The necessity to conduct international peace operations against a background of violent conflict has seriously complicated humanitarian relief efforts. The massive UN-led humanitarian missions in Somalia and the former Yugoslavia have become embroiled in hostilities and controversy. Undoubtedly they have saved many lives, but they have also been held hostage, drained political will and stretched donors' capacity to the limit. This, in turn, produces a lack of resources available to deal with renewed or forgotten crises such as Burundi, Tajikistan or Angola. In post-Cold War Afghanistan, a war weary population suffers in isolation the onslaught of incessant violence, with little international assistance. Many more countries teeter on the brink of chaos whilst still others turn a blind eye to genocide, their will to act diminished as enemies become harder to identify and the problems confronting their societies grow increasingly complex.

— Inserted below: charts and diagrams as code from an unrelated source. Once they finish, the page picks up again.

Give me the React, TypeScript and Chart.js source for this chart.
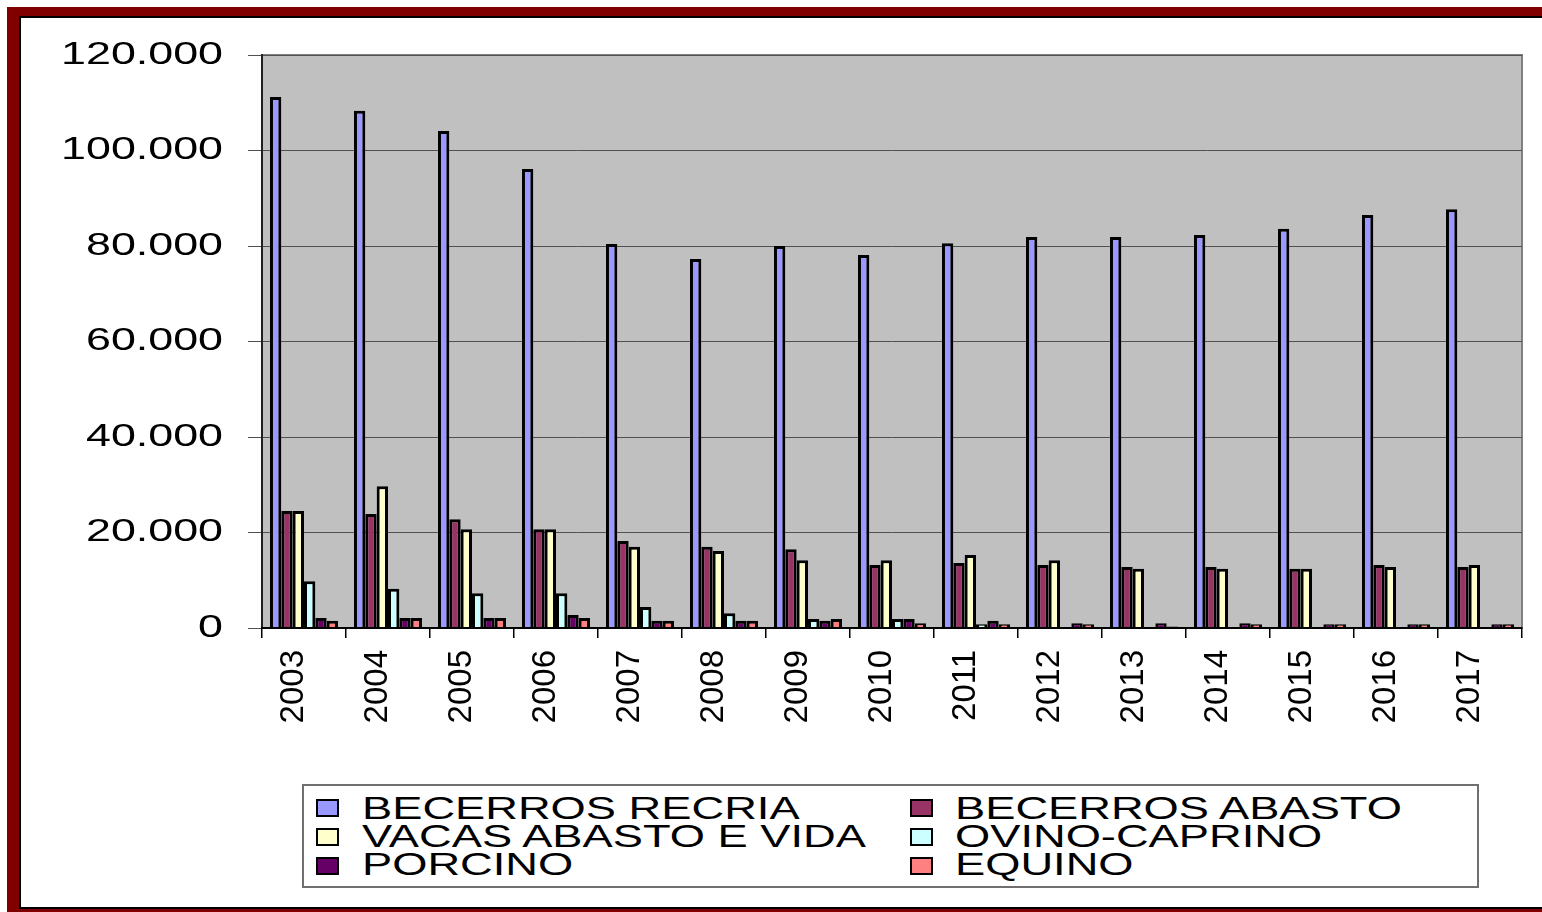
import React, { useEffect, useRef } from 'react';
import { Chart, registerables } from 'chart.js';

Chart.register(...registerables);

const years = ['2003', '2004', '2005', '2006', '2007', '2008', '2009', '2010', '2011', '2012', '2013', '2014', '2015', '2016', '2017'];

const becerrosRecria = [111200, 108300, 104100, 96100, 80400, 77300, 80000, 78100, 80600, 81900, 81900, 82300, 83600, 86500, 87700];
const becerrosAbasto = [24500, 23900, 22800, 20700, 18200, 17000, 16500, 13200, 13600, 13200, 12800, 12800, 12400, 13200, 12800];
const vacasAbastoEVida = [24500, 29700, 20700, 20700, 17000, 16100, 14200, 14200, 15300, 14200, 12400, 12400, 12400, 12800, 13200];
const ovinoCaprino = [9800, 8200, 7300, 7300, 4400, 3100, 1900, 1900, 800, 200, 200, 200, 0, 0, 0];
const porcino = [2100, 2100, 2100, 2700, 1500, 1500, 1500, 1900, 1500, 1000, 1000, 1000, 800, 800, 800];
const equino = [1500, 2100, 2100, 2100, 1500, 1500, 1900, 1000, 800, 800, 300, 800, 800, 800, 800];

const seriesNames = ['BECERROS RECRIA', 'BECERROS ABASTO', 'VACAS ABASTO E VIDA', 'OVINO-CAPRINO', 'PORCINO', 'EQUINO'];
const seriesColors = ['#9999FF', '#993366', '#FFFFCC', '#CCFFFF', '#660066', '#FF8080'];
const seriesValues = [becerrosRecria, becerrosAbasto, vacasAbastoEVida, ovinoCaprino, porcino, equino];

const yMin = 0;
const yMax = 120000;
const yStep = 20000;

const formatThousands = (v: number) => String(Math.round(v)).replace(/\B(?=(\d{3})+(?!\d))/g, '.');

const FONT = "'Liberation Sans', Arial, sans-serif";

const plotBgPlugin = {
  id: 'plotBg',
  beforeDraw(chart: any) {
    const { ctx, chartArea } = chart;
    const { left, top, right, bottom } = chartArea;
    ctx.save();
    ctx.fillStyle = '#C0C0C0';
    ctx.fillRect(left, top, right - left, bottom - top);
    ctx.strokeStyle = '#808080';
    ctx.lineWidth = 2;
    ctx.strokeRect(left, top, right - left, bottom - top);
    ctx.restore();
    // stretch y-axis tick labels horizontally, right edge kept 25px left of the tick marks
    const s = chart.scales.y;
    if (s && !s.__stretched) {
      const orig = s.drawLabels.bind(s);
      s.drawLabels = (area: any) => {
        const c = chart.ctx;
        const a = s.right - 14;
        c.save();
        c.translate(a - 25, 0);
        c.scale(1.4, 1);
        c.translate(-a, 0);
        orig(area);
        c.restore();
      };
      s.__stretched = true;
    }
  },
};

export default function App() {
  const canvasRef = useRef<HTMLCanvasElement | null>(null);

  useEffect(() => {
    if (!canvasRef.current) return;
    const chart = new Chart(canvasRef.current, {
      type: 'bar',
      data: {
        labels: years,
        datasets: seriesNames.map((name, i) => ({
          label: name,
          data: seriesValues[i],
          backgroundColor: seriesColors[i],
          borderColor: '#000000',
          borderWidth: 3,
          categoryPercentage: 0.81,
          barPercentage: 1.0,
        })),
      },
      options: {
        responsive: false,
        animation: false,
        devicePixelRatio: 1,
        layout: { padding: { top: 37, right: 20, bottom: 0, left: 0 } },
        plugins: {
          legend: { display: false },
          tooltip: { enabled: false },
          title: { display: false },
        },
        scales: {
          x: {
            type: 'category',
            offset: true,
            grid: {
              offset: true,
              drawOnChartArea: false,
              drawTicks: true,
              tickLength: 10,
              color: '#000000',
              lineWidth: 1.5,
            },
            border: { display: true, color: '#000000', width: 2, z: 1 },
            ticks: {
              autoSkip: false,
              minRotation: 90,
              maxRotation: 90,
              padding: 12,
              labelOffset: -10,
              color: '#000000',
              font: { family: FONT, size: 33 },
            },
            afterFit: (scale: any) => {
              scale.height = 278;
            },
          },
          y: {
            min: yMin,
            max: yMax,
            grid: {
              color: '#505050',
              lineWidth: 1,
              drawTicks: true,
              tickLength: 14,
            },
            border: { display: true, color: '#202020', width: 2 },
            ticks: {
              stepSize: yStep,
              padding: 0,
              color: '#000000',
              font: { family: FONT, size: 32, lineHeight: 1 },
              callback: (v: any) => formatThousands(Number(v)),
            },
            afterFit: (scale: any) => {
              scale.width = 241;
            },
          },
        },
      },
      plugins: [plotBgPlugin],
    });
    return () => chart.destroy();
  }, []);

  const colLeft = [316, 910];
  const textLeft = [362, 955];
  const boxTops = [799, 828, 857];
  const textTops = [793, 821, 849];

  return (
    <div style={{ position: 'fixed', left: 0, top: 0, width: 1542, height: 912, overflow: 'hidden', background: '#ffffff' }}>
      <div
        style={{
          position: 'absolute',
          left: 7,
          top: 7,
          width: 1560,
          height: 911,
          boxSizing: 'border-box',
          borderStyle: 'solid',
          borderColor: '#800000',
          borderWidth: '9px 12px 9px 12px',
          boxShadow: 'inset 0 0 0 2px #000000',
          background: '#ffffff',
        }}
      />
      <canvas ref={canvasRef} width={1521} height={888} style={{ position: 'absolute', left: 21, top: 18, width: 1521, height: 888 }} />
      <div
        style={{
          position: 'absolute',
          left: 302,
          top: 784,
          width: 1177,
          height: 104,
          boxSizing: 'border-box',
          border: '2px solid #707070',
          background: '#ffffff',
        }}
      />
      {seriesNames.map((name, i) => {
        const col = i % 2;
        const row = Math.floor(i / 2);
        return (
          <React.Fragment key={name}>
            <div
              style={{
                position: 'absolute',
                left: colLeft[col],
                top: boxTops[row],
                width: 23,
                height: 18,
                boxSizing: 'border-box',
                border: '2px solid #000000',
                background: seriesColors[i],
              }}
            />
            <div
              style={{
                position: 'absolute',
                left: textLeft[col],
                top: textTops[row],
                fontFamily: FONT,
                fontSize: 31,
                lineHeight: '31px',
                color: '#000000',
                whiteSpace: 'nowrap',
                transform: 'scaleX(1.46)',
                transformOrigin: 'left center',
              }}
            >
              {name}
            </div>
          </React.Fragment>
        );
      })}
    </div>
  );
}
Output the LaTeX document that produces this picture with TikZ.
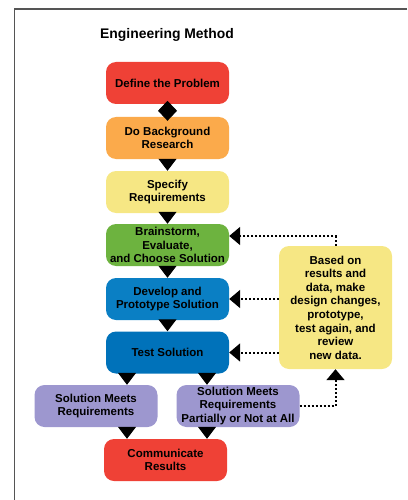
\documentclass[tikz,border=0pt]{standalone}
\usepackage{fontspec}
\setmainfont{Liberation Sans}
\usetikzlibrary{arrows.meta}

\definecolor{StepRed}{HTML}{EF4136}
\definecolor{StepOrange}{HTML}{FBAA4B}
\definecolor{StepYellow}{HTML}{F6E784}
\definecolor{StepGreen}{HTML}{6DB33F}
\definecolor{StepBlue}{HTML}{0A7FC4}
\definecolor{StepDeepBlue}{HTML}{0072BA}
\definecolor{StepPurple}{HTML}{9D97CF}
\definecolor{FrameGray}{HTML}{555555}

\begin{document}
\begin{tikzpicture}[x=1pt,y=-1pt]
\tikzset{
box/.style={ rectangle , rounded corners=10pt ,
minimum width=123pt , minimum height=42pt , inner sep=0pt ,
align=center , font=\fontsize{11.5}{13.6}\selectfont\bfseries } ,
arrow/.style={ line width=1pt , -{Triangle[width=18pt,length=12pt]} } ,
feedback/.style={ line width=2pt , dash pattern=on 2pt off 2pt ,
-{Triangle[width=18pt,length=11pt]} }
}

\useasboundingbox (0,0) rectangle (407,500);
\draw[FrameGray, line width=1.2pt] (407,9) -- (14.5,9) -- (14.5,500);

\node (title) at (167,35) {\fontsize{13.9}{16}\selectfont\bfseries Engineering Method};

% main column
\node[box, fill=StepRed] (define) at (167.5,83) {Define the Problem};
\node[box, fill=StepOrange] (research) at (167.5,138) {Do Background\\Research};
\node[box, fill=StepYellow] (specify) at (167.5,192) {Specify\\Requirements};
\node[box, fill=StepGreen] (brainstorm) at (167.5,245) {Brainstorm,\\Evaluate,\\and Choose Solution};
\node[box, fill=StepBlue] (develop) at (167.5,299) {Develop and\\Prototype Solution};
\node[box, fill=StepDeepBlue] (test) at (167.5,352.5) {Test Solution};
\node[box, fill=StepPurple] (meets) at (96,406) {Solution Meets\\Requirements};
\node[box, fill=StepPurple] (partial) at (238,406) {Solution Meets\\Requirements\\Partially or Not at All};
\node[box, fill=StepRed] (communicate) at (165.5,460) {Communicate\\Results};

% side note
\node[box, fill=StepYellow, minimum width=113pt, minimum height=123pt] (note) at (335.5,307.5)
{Based on\\results and\\data, make\\design changes,\\prototype,\\test again, and\\review\\new data.};

\coordinate (splitL) at (127,0);
\coordinate (splitR) at (207,0);

\draw[line width=1pt, -{Diamond[width=19pt,length=20pt]}, shorten >=-4pt] (define) -- (research);
\draw[arrow] (research) -- (specify);
\draw[arrow] (specify) -- (brainstorm);
\draw[arrow] (brainstorm) -- (develop);
\draw[arrow] (develop) -- (test);
\draw[arrow] (test.south -| splitL) -- (meets.north -| splitL);
\draw[arrow] (test.south -| splitR) -- (partial.north -| splitR);
\draw[arrow] (meets.south -| splitL) -- (communicate.north -| splitL);
\draw[arrow] (partial.south -| splitR) -- (communicate.north -| splitR);

% feedback loops
\draw[feedback] (note.north) |- ([yshift=9pt]brainstorm.east);
\draw[feedback] (note.west |- develop.east) -- (develop.east);
\draw[feedback] (note.west |- test.east) -- (test.east);
\draw[feedback] (partial.east) -| (note.south);

\end{tikzpicture}
\end{document}
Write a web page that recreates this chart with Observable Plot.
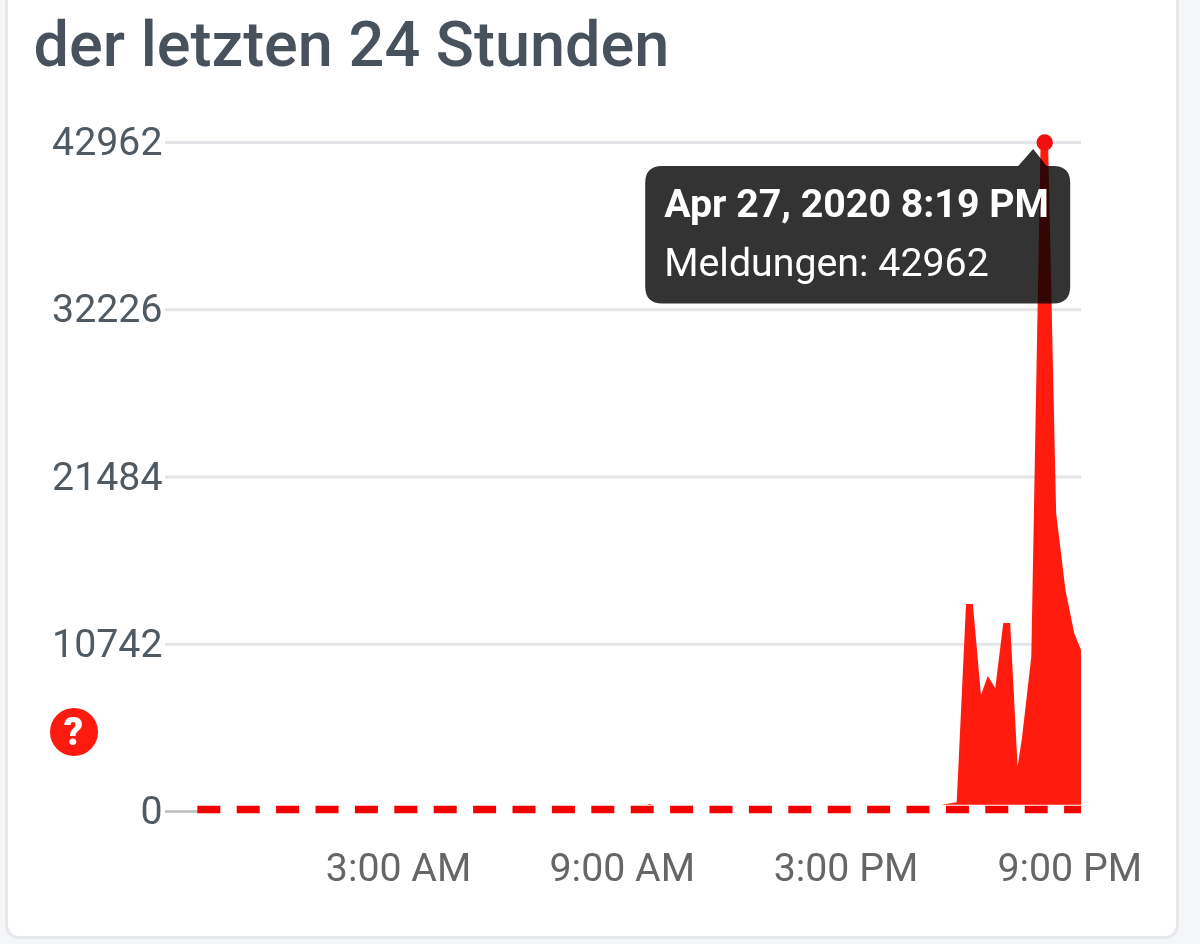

Despite a million Rwandan citizens dead and over a billion dollars spent, UN Secretary-General Boutros-Ghali's appeal to sixty governments for peacekeeping troops failed to elicit a single positive response. This leaves agencies like Médecins sans Frontières "caught in a lose-lose situation", with little choice other than to "continue being reluctant accomplices of genocidal war-mongers or withdraw from the camps, leaving the refugee population to the mercy of their jailers."

The challenge of crisis response

So the demand for UN peacekeeping and humanitarian relief operations goes on growing as the number of countries facing serious problems continues to increase. But the gulf is widening between what is needed and what is done. Though the resources devoted to humanitarian operations are substantial, too often the response of the international community to crises has been late, ineffective, and wasteful.

Almost all informed observers and practitioners agree that the international response system needs a substantial overhaul and the adjustments needed extend not only to the institutional structures at its heart, but to the priorities and policies of governments themselves.

That prevention costs less than cure is axiomatic; yet in practice scant account has been taken of this simple truth. Governments may consider that early action risks precipitating the very crisis they seek to avoid. They may hope that problems will somehow be managed and that they will avoid the need to commit scarce resources. They may have internal preoccupations; they may shy away from the domestic politics of intervention, or simply see no feasible course of action. As a result, many post-Cold War crises that might have been prevented were not and many opportunities to limit suffering and loss of life were missed. The disintegration of Yugoslavia and its consequences, for example, were predicted well in advance by numerous governments, but the will for timely, vigorous action was absent. Somalia's slide into civil strife, famine and mass death did not escape the attention of the international community, but the fear of intervention was great enough to block effective action until hundreds of thousands had died and thousandsmore were threatened. Information on the probability of ethnic violence in Rwanda was available even before the assassination of the country's President; later, fear of being drawn into hostilities prevented robust measures to protect the Tutsi population from systematic slaughter. In this case, the essence of the emergency was not the absence of adequate humanitarian relief measures, but a clear failure of will.

All this, however, is not to overlook the conspicuous accomplishments and valiant, indeed heroic, efforts of various groups in a range of very difficult circumstances. But, overall, the bloody record of lost and brutally disrupted lives constitutes an appalling indictment of the international community's failure to address the causes of conflicts and to limit their damage.